While Southside Virginia will not offer a total eclipse experience, two Virginia State Parks in the area are offering opportunities for the public to safely view this historic natural spectacle.

Occoneechee State Park is the place to be on Great Eclipse Monday, according to Park Manager Scott Shanklin. “You can experience an eclipse surrounded by all nature has to offer,” he said. Special viewing glasses, words of wisdom and fun facts will be provided by park staff.

The event at Occoneechee starts at 1 p.m. and ends shortly after 4 p.m. Shanklin says the public is welcome to show up at any time during the program or to stay for the duration to safely observe this once-in-a-lifetime experience.

Shanklin has a warning for those who don’t have safety glasses: “Please note that looking directly at a solar eclipse can cause damage to your eyes if you are not wearing proper safety equipment.”
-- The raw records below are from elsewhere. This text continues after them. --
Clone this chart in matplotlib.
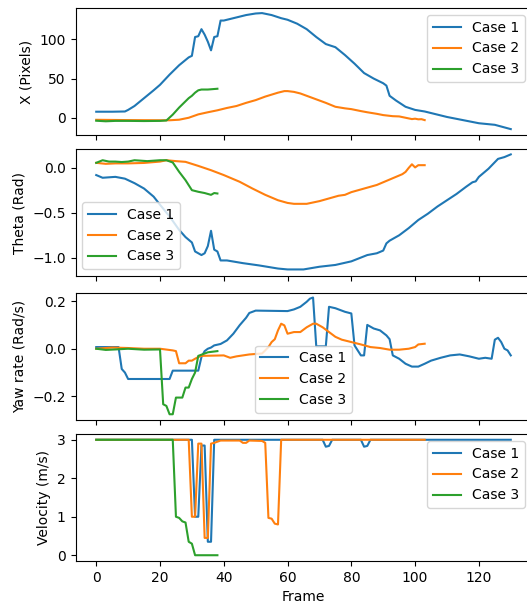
import matplotlib
matplotlib.use("Agg")
import matplotlib.pyplot as plt

labels = ["Case 1", "Case 2", "Case 3"]

# ---- X (Pixels) ----
x_c1_f = [0, 5, 9, 10, 12, 15, 18, 20, 23, 26, 29, 30, 31, 32, 33, 34, 35, 36, 37, 38, 39, 40, 42, 44, 47, 50, 52, 55, 58, 60, 63, 66, 69, 72, 75, 78, 81, 84, 87, 90, 91, 92, 94, 97, 100, 103, 106, 110, 115, 120, 125, 130]
x_c1_v = [7.7, 7.7, 8, 10, 15, 25, 35, 42, 55, 67, 77, 79, 103, 104, 113, 106, 97, 86, 103, 104, 124, 124, 126, 128, 131, 133, 133.5, 131, 127, 125, 120, 113, 103, 94, 90, 80, 69, 57, 50, 44, 41, 28, 22, 14, 10, 8, 5, 1, -3, -7, -9, -14.5]
x_c2_f = [0, 10, 20, 23, 26, 29, 32, 35, 38, 41, 44, 47, 50, 53, 55, 57, 59, 60, 62, 64, 66, 68, 70, 72, 75, 78, 80, 83, 85, 88, 90, 93, 95, 97, 99, 100, 101, 102, 103]
x_c2_v = [-2.6, -3, -3.2, -3.2, -2.5, 0, 4.3, 7, 9.5, 12.5, 15, 19, 22.5, 27, 29.5, 32, 34, 34, 33, 31, 28, 25, 22, 19, 14, 12, 11, 8.5, 7, 5, 3.4, 2, 1.7, 0, -1.7, -1.2, -2, -1.8, -3]
x_c3_f = [0, 3, 6, 10, 15, 20, 22, 24, 26, 28, 29, 30, 31, 32, 33, 35, 38]
x_c3_v = [-3.8, -4.5, -4, -4, -4.2, -4, -3.5, 4, 13, 21, 25, 28, 32, 35, 36, 36, 37]

# ---- Theta (Rad) ----
t_c1_f = [0, 2, 6, 9, 12, 15, 18, 20, 23, 26, 28, 30, 31, 33, 34, 35, 36, 37, 38, 39, 41, 46, 51, 57, 60, 65, 70, 75, 80, 85, 88, 90, 91, 92, 95, 98, 101, 104, 107, 110, 113, 116, 118, 119, 120, 123, 126, 128, 130]
t_c1_v = [-0.08, -0.11, -0.10, -0.12, -0.17, -0.23, -0.32, -0.41, -0.54, -0.69, -0.77, -0.83, -0.93, -0.97, -0.95, -0.87, -0.70, -0.91, -0.93, -1.03, -1.03, -1.06, -1.085, -1.12, -1.13, -1.13, -1.10, -1.08, -1.04, -0.97, -0.95, -0.92, -0.84, -0.81, -0.75, -0.67, -0.58, -0.51, -0.43, -0.36, -0.29, -0.21, -0.16, -0.15, -0.10, -0.01, 0.10, 0.12, 0.15]
t_c2_f = [0, 3, 6, 10, 15, 20, 22, 25, 28, 32, 36, 40, 45, 49, 53, 57, 60, 62, 64, 66, 68, 70, 72, 74, 76, 78, 80, 82, 84, 86, 88, 90, 92, 94, 96, 97, 98, 99, 100, 101, 103]
t_c2_v = [0.056, 0.045, 0.05, 0.05, 0.055, 0.07, 0.085, 0.075, 0.067, 0.022, -0.026, -0.08, -0.155, -0.23, -0.30, -0.36, -0.39, -0.40, -0.40, -0.40, -0.385, -0.37, -0.35, -0.33, -0.31, -0.30, -0.27, -0.25, -0.23, -0.21, -0.19, -0.16, -0.13, -0.10, -0.07, -0.045, 0.0, 0.04, 0.005, 0.03, 0.03]
t_c3_f = [0, 2, 4, 6, 8, 10, 12, 14, 16, 18, 20, 22, 24, 26, 28, 30, 32, 34, 36, 37, 38]
t_c3_v = [0.056, 0.085, 0.07, 0.07, 0.065, 0.07, 0.085, 0.08, 0.075, 0.08, 0.085, 0.085, 0.06, -0.044, -0.137, -0.248, -0.266, -0.28, -0.30, -0.28, -0.285]

# ---- Yaw rate (Rad/s) ----
y_c1_f = [0, 7, 8, 9, 10, 23, 24, 32, 33, 34, 35, 36, 37, 39, 41, 43, 45, 47, 48, 50, 60, 62, 64, 66, 67, 68, 69, 72, 73, 75, 78, 80, 81, 82, 83, 84, 85, 87, 89, 91, 92, 93, 95, 97, 99, 101, 103, 105, 108, 111, 114, 117, 120, 122, 124, 125, 126, 127, 128, 129, 130]
y_c1_v = [0.007, 0.007, -0.085, -0.10, -0.127, -0.127, -0.092, -0.092, -0.035, -0.01, 0.0, 0.005, 0.014, 0.02, 0.035, 0.063, 0.099, 0.13, 0.15, 0.16, 0.158, 0.165, 0.176, 0.197, 0.21, 0.215, 0.01, 0.01, 0.176, 0.17, 0.155, 0.148, 0.014, -0.007, -0.028, -0.028, 0.10, 0.085, 0.077, 0.056, 0.04, -0.028, -0.042, -0.063, -0.075, -0.075, -0.063, -0.05, -0.038, -0.028, -0.024, -0.032, -0.042, -0.038, -0.042, 0.038, 0.046, 0.028, 0.0, -0.007, -0.028]
y_c2_f = [0, 5, 10, 15, 20, 24, 25, 26, 28, 29, 30, 31, 32, 33, 40, 42, 44, 46, 48, 52, 53, 54, 55, 56, 57, 58, 59, 60, 62, 64, 66, 68, 69, 71, 73, 75, 77, 80, 83, 86, 89, 92, 95, 98, 100, 101, 103]
y_c2_v = [0.0, 0.005, 0.003, 0.0, 0.0, -0.007, -0.01, -0.061, -0.061, -0.05, -0.05, -0.042, -0.035, -0.03, -0.028, -0.038, -0.032, -0.028, -0.024, -0.02, -0.007, 0.007, 0.028, 0.04, 0.077, 0.105, 0.098, 0.063, 0.07, 0.07, 0.09, 0.105, 0.105, 0.09, 0.07, 0.05, 0.038, 0.028, 0.018, 0.007, 0.003, -0.004, -0.004, 0.0, 0.007, 0.018, 0.021]
y_c3_f = [0, 3, 6, 10, 15, 20, 21, 22, 23, 24, 25, 27, 28, 29, 30, 31, 32, 33, 35, 38]
y_c3_v = [0.0, -0.005, -0.003, 0.0, -0.004, -0.003, -0.233, -0.24, -0.275, -0.275, -0.205, -0.205, -0.163, -0.163, -0.127, -0.10, -0.03, -0.025, -0.015, -0.01]

# ---- Velocity (m/s) ----
v_c1_f = [0, 30, 31, 32, 33, 34, 35, 36, 37, 71, 72, 73, 74, 83, 84, 85, 86, 130]
v_c1_v = [3.0, 3.0, 1.0, 1.0, 2.85, 2.85, 0.35, 0.35, 3.0, 3.0, 2.82, 2.84, 3.0, 3.0, 2.82, 2.84, 3.0, 3.0]
v_c2_f = [0, 29, 30, 31, 32, 33, 34, 35, 36, 37, 38, 39, 45, 46, 47, 48, 52, 53, 54, 55, 56, 57, 58, 103]
v_c2_v = [3.0, 3.0, 1.0, 1.0, 2.9, 2.9, 0.45, 0.45, 2.9, 2.92, 2.95, 2.98, 2.98, 2.92, 2.92, 2.98, 2.97, 2.92, 0.97, 0.95, 0.82, 0.8, 3.0, 3.0]
v_c3_f = [0, 24, 25, 26, 27, 28, 29, 30, 31, 38]
v_c3_v = [3.0, 3.0, 1.0, 0.97, 0.88, 0.85, 0.35, 0.3, 0.0, 0.0]

panels = [
    ("X (Pixels)", [(x_c1_f, x_c1_v), (x_c2_f, x_c2_v), (x_c3_f, x_c3_v)], "upper right", (-22, 140)),
    ("Theta (Rad)", [(t_c1_f, t_c1_v), (t_c2_f, t_c2_v), (t_c3_f, t_c3_v)], "lower left", (-1.203, 0.21)),
    ("Yaw rate (Rad/s)", [(y_c1_f, y_c1_v), (y_c2_f, y_c2_v), (y_c3_f, y_c3_v)], "lower center", (-0.297, 0.236)),
    ("Velocity (m/s)", [(v_c1_f, v_c1_v), (v_c2_f, v_c2_v), (v_c3_f, v_c3_v)], "upper right", (-0.15, 3.15)),
]

W, H = 527, 603
fig = plt.figure(figsize=(W / 100, H / 100), dpi=100)
tops = [8, 149, 292.5, 434]
ph = 127
left = 75.5 / W
width = 456 / W
axes = []
for i, top in enumerate(tops):
    bottom = 1 - (top + ph) / H
    ax = fig.add_axes([left, bottom, width, ph / H], sharex=axes[0] if axes else None)
    axes.append(ax)

for ax, (ylabel, series, loc, ylim) in zip(axes, panels):
    for (f, v), lab in zip(series, labels):
        ax.plot(f, v, label=lab, lw=1.5)
    ax.set_ylabel(ylabel)
    ax.set_ylim(*ylim)
    ax.legend(loc=loc)

axes[0].set_xlim(-6.5, 136.5)
for ax in axes[:-1]:
    ax.tick_params(labelbottom=False)
axes[-1].set_xlabel("Frame")
axes[-1].set_xticks([0, 20, 40, 60, 80, 100, 120])

fig.savefig("out.png", dpi=100)
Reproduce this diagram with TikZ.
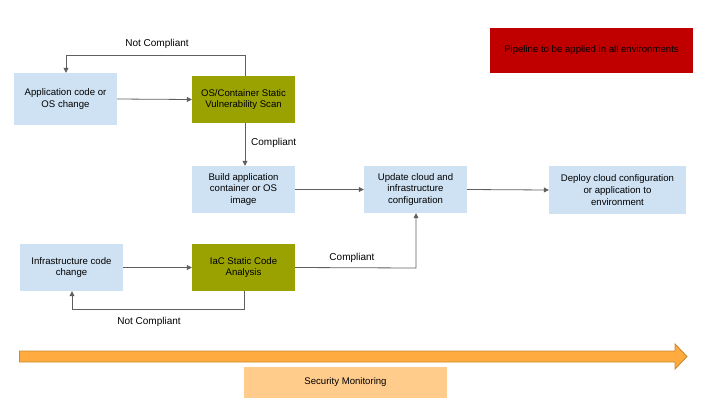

If you don’t have the special sunglasses, make a pinhole camera with your fist and watch the image of the sun on the ground as the moon passes

Staunton River State Park next door in Halifax County is setting up a solar scope at its Dark Sky viewing area for people who want to see the eclipse up close. The scope is fitted with a filter to block out harmful rays. Or you can meet park staff at the visitor center at 1170 Staunton Trail, where you will be given solar glasses to safely observe the eclipse.

The Great American Eclipse, the name given to this year’s event, will begin off the coast of Oregon and move diagonally across the country for about two hours before exiting off the coast of Charleston, S.C. Locally, the eclipse starts at approximately 1:15 p.m. and will reach its peak at around 2:45 p.m. It will end at about 4:00 p.m.

This is the first time in nearly a hundred years that a total eclipse of the sun has crossed the continental United States.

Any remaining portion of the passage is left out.